Hacker News new | ask | show | jobs
by philbarr 2916 days ago
Not really - you can reduce it to one but you don't quite have enough information.

So I think it goes like this:

- you have 12 coins, and each one has an equal chance of being heavier or lighter than the others - so that's 24 possiblities

- you have 3 moves, and the result of each move could be one side of the beam goes down, one side goes up, or it balances. That means you can create a system that identifies 3^3 = 27 outcomes. So far so good.

- you need each of your outcomes to provide real information. if it was a binary problem that means you're not really getting any information if the beam balances

(bit sketchy on that last point, maybe someone can help with that)

2 comments

Yeah, the reason I suspect it tends to thwart programmers (if I recall correctly) is that there's a solution that looks a lot like binary search that _almost_ works, but the actual solution looks very different from it at every step. So the programmer will start with the one that looks like binary search, realize that it provides almost enough information, and try to squeeze a little more out of it by modifying it in little ways, when they sort of need to go back to the drawing board instead.
"that means you're not really getting any information if the beam balances"

Wrong. If it was true, that would imply that the probability of it balancing is 1, since the information you get is -log2(probability). Obviously the probability of it balancing is lower than 1, so you do get information.

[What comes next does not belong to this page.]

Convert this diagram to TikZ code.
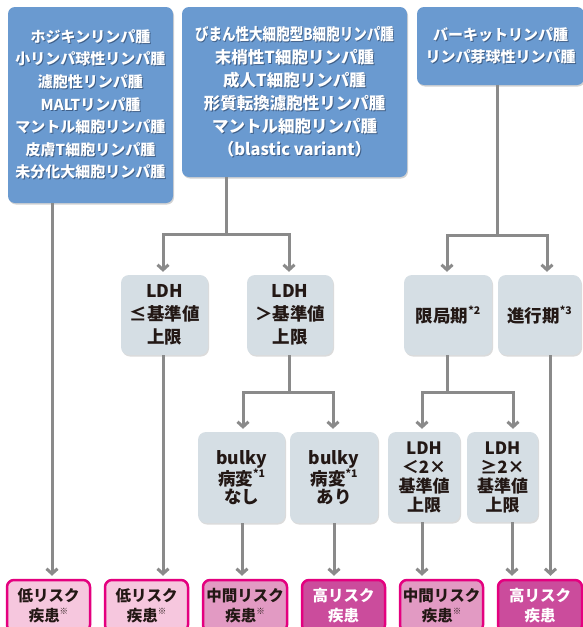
\documentclass[tikz,border=0pt]{standalone}
\usepackage{fontspec}
\usepackage{graphicx}
\setmainfont{Noto Sans CJK JP}
\usetikzlibrary{arrows.meta,shadows}
\definecolor{topblue}{HTML}{6A9AD0}
\definecolor{shc}{HTML}{3F5F88}
\definecolor{greyf}{HTML}{D5DEE4}
\definecolor{ink}{HTML}{231815}
\definecolor{lowf}{HTML}{F6C7DE}
\definecolor{midf}{HTML}{E29AC3}
\definecolor{highf}{HTML}{CB4C9C}
\definecolor{riskb}{HTML}{E4007F}
\definecolor{connc}{HTML}{8A8A8A}
\newcommand\shl[1]{\leavevmode\rlap{\kern1pt\raisebox{-1pt}{\textcolor{shc}{#1}}}#1}
\newcommand\astn[1]{\raisebox{0.45em}{\fontsize{10.5}{10.5}\selectfont *#1}}
\newcommand\kome{\raisebox{0.5em}{\fontsize{8.5}{8.5}\selectfont ※}}
\tikzset{
  topbox/.style={fill=topblue, rounded corners=7pt, text=white, align=center, inner sep=0pt,
    drop shadow={shadow xshift=1pt,shadow yshift=-1.5pt,opacity=0.25,fill=black!70}},
  greybox/.style={fill=greyf, rounded corners=8pt, text=ink, align=center, inner sep=0pt,
    drop shadow={shadow xshift=1pt,shadow yshift=-1.5pt,opacity=0.2,fill=black!70}},
  riskbox/.style={draw=riskb, line width=2.5pt, rounded corners=7pt, align=center, inner sep=0pt,
    font=\fontsize{15.5}{20}\selectfont\bfseries},
  low/.style={riskbox, fill=lowf, text=ink},
  mid/.style={riskbox, fill=midf, text=ink},
  high/.style={riskbox, fill=highf, text=white},
  cline/.style={draw=connc, line width=3pt},
  conn/.style={cline, shorten >=3pt, -{Straight Barb[length=5pt,width=11pt]}},
}
\begin{document}
\begin{tikzpicture}[x=1pt,y=-1pt]
\clip (0,0) rectangle (583,627);
\fill[white] (0,0) rectangle (583,627);
% top boxes
\node[topbox, minimum width=165pt, minimum height=196pt, font=\fontsize{15}{22.6}\selectfont\bfseries] (A) at (90.5,105)
  {\shl{ホジキンリンパ腫}\\\shl{小リンパ球性リンパ腫}\\\shl{濾胞性リンパ腫}\\\shl{MALTリンパ腫}\\\shl{マントル細胞リンパ腫}\\\shl{皮膚T細胞リンパ腫}\\\shl{未分化大細胞リンパ腫}};
\node[topbox, minimum width=225pt, minimum height=170pt, font=\fontsize{16.5}{23}\selectfont\bfseries] (B) at (294.5,92)
  {\scalebox{0.82}[1]{\shl{びまん性大細胞型B細胞リンパ腫}}\\\shl{末梢性T細胞リンパ腫}\\\shl{成人T細胞リンパ腫}\\\shl{形質転換濾胞性リンパ腫}\\\shl{マントル細胞リンパ腫}\\\shl{（blastic variant）}};
\node[topbox, minimum width=167pt, minimum height=78pt, font=\fontsize{15}{22}\selectfont\bfseries] (C) at (500.5,46)
  {\shl{バーキットリンパ腫}\\\shl{リンパ芽球性リンパ腫}};
% second level
\node[greybox, minimum width=87pt, minimum height=80pt, font=\fontsize{17.5}{23}\selectfont\bfseries] (L1) at (164.5,315) {LDH\\≤基準値\\上限};
\node[greybox, minimum width=86pt, minimum height=80pt, font=\fontsize{17.5}{23}\selectfont\bfseries] (L2) at (290,315) {LDH\\＞基準値\\上限};
\node[greybox, minimum width=88pt, minimum height=80pt, font=\fontsize{17.5}{23}\selectfont\bfseries] (G1) at (448,315) {限局期\astn{2}};
\node[greybox, minimum width=83pt, minimum height=80pt, font=\fontsize{17.5}{23}\selectfont\bfseries] (G2) at (539.5,315) {進行期\astn{3}};
% third level
\node[greybox, minimum width=87pt, minimum height=91pt, font=\fontsize{17.5}{17.5}\selectfont\bfseries] (B1) at (241.5,477.5) {bulky\\病変\astn{1}\\なし};
\node[greybox, minimum width=88pt, minimum height=91pt, font=\fontsize{17.5}{17.5}\selectfont\bfseries] (B2) at (334,477.5) {bulky\\病変\astn{1}\\あり};
\node[greybox, minimum width=72pt, minimum height=90pt, font=\fontsize{17}{19}\selectfont\bfseries] (D1) at (424,477) {LDH\\＜2×\\基準値\\上限};
\node[greybox, minimum width=71pt, minimum height=90pt, font=\fontsize{17}{19}\selectfont\bfseries] (D2) at (502.5,477) {LDH\\≥2×\\基準値\\上限};
% risk boxes
\node[low,  minimum width=83pt, minimum height=52pt] (R1) at (48.5,606) {低リスク\\疾患\kome};
\node[low,  minimum width=83pt, minimum height=52pt] (R2) at (146.5,606) {低リスク\\疾患\kome};
\node[mid,  minimum width=84pt, minimum height=52pt] (R3) at (245,606) {中間リスク\\疾患\kome};
\node[high, minimum width=83pt, minimum height=52pt] (R4) at (343.5,606) {高リスク\\疾患};
\node[mid,  minimum width=83pt, minimum height=52pt] (R5) at (441.5,606) {中間リスク\\疾患\kome};
\node[high, minimum width=84pt, minimum height=52pt] (R6) at (540,606) {高リスク\\疾患};
% branch points
\coordinate (bB) at (226,234);
\coordinate (bC) at (497,235);
\coordinate (bL) at (289,392);
\coordinate (bG) at (447,392);
% connectors
\draw[conn] ([xshift=-38.5pt]A.south) -- ([xshift=3.5pt]R1.north);
\draw[cline] ([xshift=-68.5pt]B.south) -- (bB);
\draw[conn] (bB) -| ([xshift=-1.5pt]L1.north);
\draw[conn] (bB) -| ([xshift=-1pt]L2.north);
\draw[cline] ([xshift=-3.5pt]C.south) -- (bC);
\draw[conn] (bC) -| ([xshift=-1pt]G1.north);
\draw[conn] (bC) -| ([xshift=7.5pt]G2.north);
\draw[cline] ([xshift=-1pt]L2.south) -- (bL);
\draw[conn] (bL) -| ([xshift=1.5pt]B1.north);
\draw[conn] (bL) -| ([xshift=-1pt]B2.north);
\draw[cline] ([xshift=-1pt]G1.south) -- (bG);
\draw[conn] (bG) -| ([xshift=-2pt]D1.north);
\draw[conn] (bG) -| ([xshift=10.5pt]D2.north);
\draw[conn] ([xshift=-1.5pt]L1.south) -- ([xshift=16.5pt]R2.north);
\draw[conn] ([xshift=0.5pt]B1.south) -- ([xshift=-3pt]R3.north);
\draw[conn] ([xshift=0pt]B2.south) -- ([xshift=-9.5pt]R4.north);
\draw[conn] ([xshift=-2pt]D1.south) -- ([xshift=-19.5pt]R5.north);
\draw[conn] ([xshift=9.5pt]D2.south) -- ([xshift=-28pt]R6.north);
\draw[conn] ([xshift=11pt]G2.south) -- ([xshift=10.5pt]R6.north);
\end{tikzpicture}
\end{document}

You don't get any information if the probability of the beam balancing is either 1 or 0. If you put everyone on the scale, the probability that it will be balanced is 0 - you don't learn anything. So the trick is to exclude some of the sample group in every measurement. You can use a binary search strategy where you divide the coins into "on the scale" and "not on the scale" groups, until you have a set of two that definitely contains the one you're searching for (and then one more measurement will tell you which one of those two it is) - but that strategy requires too many measurements, so you need to use more information at each stage, and you can't throw out coins you've determined to be non-counterfeit.